Depois o sr. coronel Galhardo foi dizer ao sr. presidente do conselho que desejava lhe não dessem distincção alguma. Entende o orador que isto não se devia trazer para aqui. O paiz quer que se satisfaça essa divida de honra e que se recompense quem tão bem serviu a patria.
Se o sr. ministro da guerra era, em principio, contrario ao posto de accesso, como por ahi se diz, porque é que s. exa. não o declarou logo quando o sr. Arroyo apresentou o seu projecto?
Por isso o orador crê que o sr. ministro não é, em principio, contrario aos postos de accesso; se o fosse, tel-o-ia declarado logo.
Acha duvidoso não só que o homem a quem se quer conferir uma recompensa tenha direito de pedir que se lhe não confira, mas tambem que o governo tenha o direito de o attender.
Se o official é digno da distincção, dá-se-lhe essa distincção; se a não merece, não se lhe dá.
Isso não póde ficar dependente de pedidos de amigos; e alem de tudo, são cousas que, tratam em casa ou nos gabinetes e não vem para a camara. D'esta fórma é que se póde dar logar a complicações que vão prejudicar a disciplina do exercito.
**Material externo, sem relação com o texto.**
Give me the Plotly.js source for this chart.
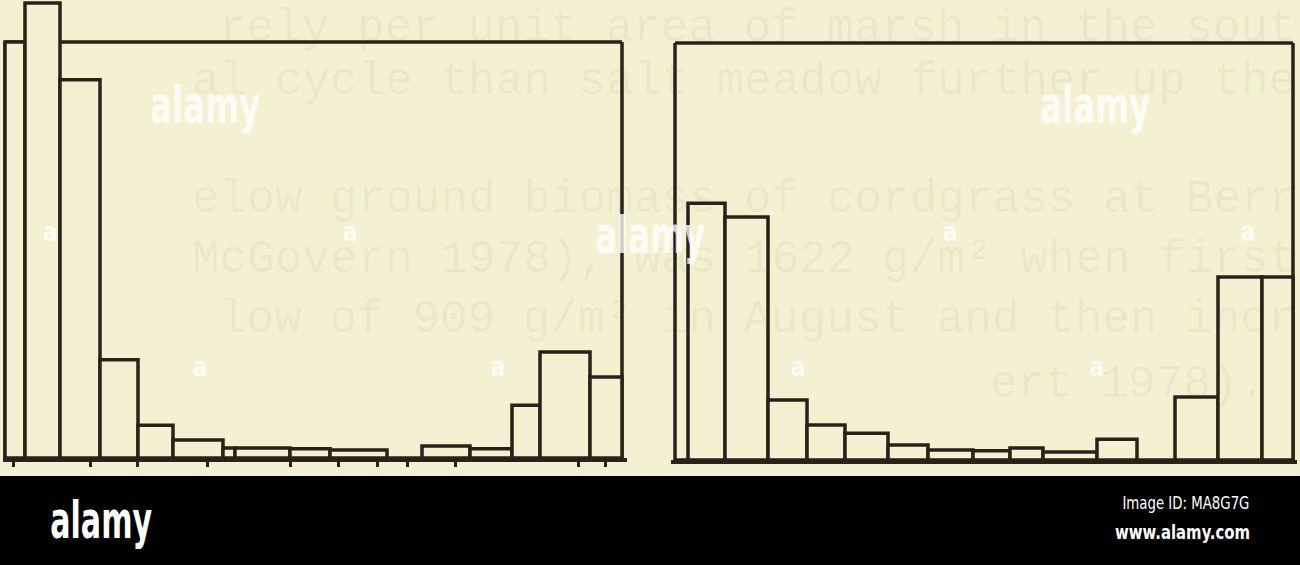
<!DOCTYPE html>
<html>
<head>
<meta charset="utf-8">
<script src="https://cdn.plot.ly/plotly-3.0.1.min.js"></script>
<style>
html,body{margin:0;padding:0;background:#f4f1d3;}
#chart{width:1300px;height:565px;}
</style>
</head>
<body>
<div id="chart"></div>
<script>
// ---- data (arbitrary size-class units) ----
// Left panel: bin edges and bar heights (frame top = 100)
const leftEdges  = [0, 20, 55, 95, 133, 168, 218, 230, 285, 325, 382, 417, 465, 507, 535, 585, 617];
const leftValues = [100, 109.4, 90.9, 23.6, 7.9, 4.3, 2.4, 2.4, 2.2, 1.9, 0, 2.9, 2.2, 12.7, 25.5, 19.5];
const leftTicks  = [8, 85, 132, 202, 285, 333, 372, 402, 450, 573, 600];

// Right panel: bin edges and bar heights (frame top = 100)
const rightEdges  = [0, 13, 50, 93, 132, 170, 213, 253, 298, 335, 368, 422, 462, 500, 543, 587, 618];
const rightValues = [0, 61.6, 58.3, 14.4, 8.4, 6.4, 3.6, 2.4, 2.2, 2.9, 1.9, 5.0, 0, 15.1, 43.9, 43.9];

// Faint show-through text of the scanned page
const ghostLines = [
  'rely per unit area of marsh in the sout',
  'al cycle than salt meadow further up the',
  'elow ground biomass of cordgrass at Berr',
  'McGovern 1978), was 1622 g/m\u00b2 when first',
  'low of 909 g/m\u00b2 in August and then incr',
  'ert 1978).'
];
const ghostY = [29, 82, 200, 260, 320, 385];

// ---- helpers ----
function mids(e){ const m=[]; for(let i=0;i<e.length-1;i++) m.push((e[i]+e[i+1])/2); return m; }
function widths(e){ const w=[]; for(let i=0;i<e.length-1;i++) w.push(e[i+1]-e[i]); return w; }

const INK = '#2a2118';
const BG  = '#f4f1d3';
const FRAME_TOP = 100;
const LW = 3.5;

const traces = [
  {type:'bar', x:mids(leftEdges), y:leftValues, width:widths(leftEdges),
   xaxis:'x', yaxis:'y', hoverinfo:'skip',
   marker:{color:BG, line:{color:INK, width:LW}}},
  {type:'bar', x:mids(rightEdges), y:rightValues, width:widths(rightEdges),
   xaxis:'x2', yaxis:'y2', hoverinfo:'skip',
   marker:{color:BG, line:{color:INK, width:LW}}}
];

const H = 565, W = 1300;
function py(p){ return (H - p)/H; }
function px(p){ return p/W; }

const axBase = {showgrid:false, zeroline:false, showticklabels:false,
  showline:true, mirror:false, linecolor:INK, linewidth:LW, layer:'below traces', fixedrange:true};

const NARROW = 'Liberation Sans Narrow, DejaVu Sans Condensed, DejaVu Sans, sans-serif';
const wm = (t, x, y, s) => ({text:t, x:px(x), y:py(y), xref:'paper', yref:'paper',
  showarrow:false, xanchor:'center', yanchor:'middle',
  font:{family:NARROW, size:s, color:'rgba(255,255,255,0.8)', weight:700}});

function frame(xr, yr, x1){
  const ln = {color:INK, width:LW};
  return [
    {type:'line', xref:xr, yref:yr, x0:0, x1:x1, y0:FRAME_TOP, y1:FRAME_TOP, line:ln, layer:'below'},
    {type:'line', xref:xr, yref:yr, x0:x1, x1:x1, y0:0, y1:FRAME_TOP, line:ln, layer:'below'},
    {type:'line', xref:xr, yref:yr, x0:0, x1:0, y0:0, y1:FRAME_TOP, line:ln, layer:'below'}
  ];
}

const ghostAnn = ghostLines.map((t,i)=>{
  const last = i === ghostLines.length-1;
  return {text:t, x:px(last ? 1268 : 1298), y:py(ghostY[i]), xref:'paper', yref:'paper',
    showarrow:false, xanchor:'right', yanchor:'middle',
    font:{family:'Liberation Mono, DejaVu Sans Mono, monospace', size:46, color:'rgba(95,85,45,0.075)'}};
});

const layout = {
  width:W, height:H, margin:{l:0,r:0,t:0,b:0},
  paper_bgcolor:BG, plot_bgcolor:'rgba(0,0,0,0)',
  showlegend:false, barmode:'overlay',
  xaxis: Object.assign({}, axBase, {domain:[px(3), px(627)], range:[-2,622], anchor:'y',
     tickmode:'array', tickvals:leftTicks, ticks:'outside', ticklen:5, tickwidth:3, tickcolor:INK}),
  yaxis: Object.assign({}, axBase, {showline:false, domain:[py(458), py(1)], range:[0, FRAME_TOP*457/416], anchor:'x'}),
  xaxis2: Object.assign({}, axBase, {domain:[px(671), px(1297)], range:[-4,622], anchor:'y2'}),
  yaxis2: Object.assign({}, axBase, {showline:false, domain:[py(460), py(37)], range:[0, FRAME_TOP*423/417], anchor:'x2'}),
  shapes: [].concat(frame('x','y',617), frame('x2','y2',618), [
    {type:'rect', xref:'paper', yref:'paper', x0:0, x1:1, y0:0, y1:py(476), fillcolor:'#000', line:{width:0}, layer:'above'}
  ]),
  annotations: ghostAnn.concat([
    wm('alamy', 205, 105, 52), wm('alamy', 1095, 105, 52), wm('alamy', 650, 235, 52),
    wm('a', 50, 232, 26), wm('a', 350, 232, 26), wm('a', 950, 232, 26), wm('a', 1248, 232, 26),
    wm('a', 200, 367, 26), wm('a', 498, 367, 26), wm('a', 798, 367, 26), wm('a', 1097, 367, 26),
    {text:'alamy', x:px(101), y:py(520), xref:'paper', yref:'paper', showarrow:false, xanchor:'center', yanchor:'middle',
     font:{family:NARROW, size:52, color:'#fff', weight:700}},
    {text:'Image ID: MA8G7G', x:px(1186), y:py(503), xref:'paper', yref:'paper', showarrow:false, xanchor:'center', yanchor:'middle',
     font:{family:NARROW, size:17, color:'#fff'}},
    {text:'www.alamy.com', x:px(1182), y:py(532), xref:'paper', yref:'paper', showarrow:false, xanchor:'center', yanchor:'middle',
     font:{family:NARROW, size:20, color:'#fff', weight:700}}
  ])
};

Plotly.newPlot('chart', traces, layout, {staticPlot:true, displayModeBar:false}).then(()=>{
  document.querySelectorAll('g.annotation').forEach(g=>{
    const t = g.querySelector('text.annotation-text');
    if(!t) return;
    const s = t.textContent;
    let L = null;
    if(s === 'alamy') L = (+g.getAttribute('data-index') > 15) ? 102 : 110;
    else if(s === 'a') L = 14;
    else if(s === 'Image ID: MA8G7G') L = 127;
    else if(s === 'www.alamy.com') L = 135;
    if(L){ t.setAttribute('textLength', L); t.setAttribute('lengthAdjust', 'spacingAndGlyphs'); }
  });
});
</script>
</body>
</html>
O paiz pede evidentemente postos de accesso para alguns officiaes que entraram em campanha.
Na sessão seguinte o orador apresentará um projecto de lei pelo qual possam ser promovidos, por distincção em campanha, os srs. coronel Galhardo e capitão Mousinho. Todos os expedicionarios foram valentissimos, não ha duvida, mas esta distincção, que é a suprema honra a que um soldado póde aspirar, é claro que não ha de nem deve ser prodigalisada. Por consequencia, ao coronel Galhardo que, na qualidade de commandante em chefe, representava a expedição, a esse um posto de accesso e outro ao capitão Mousinho que conseguiu pôr um fecho glorioso ás nossas campanhas em Africa. Sente não ter palavras bem eloquentes para exalçar devidamente os serviços prestados por estes benemeritos da patria, e entende que a concessão, que se lhes fizesse, de postos por distincção, nunca devia ser com a clausula "sem prejuizo de antiguidade".
Queriam fazer d'elles um general e um major pintados; por isso tal concessão não foi acceita.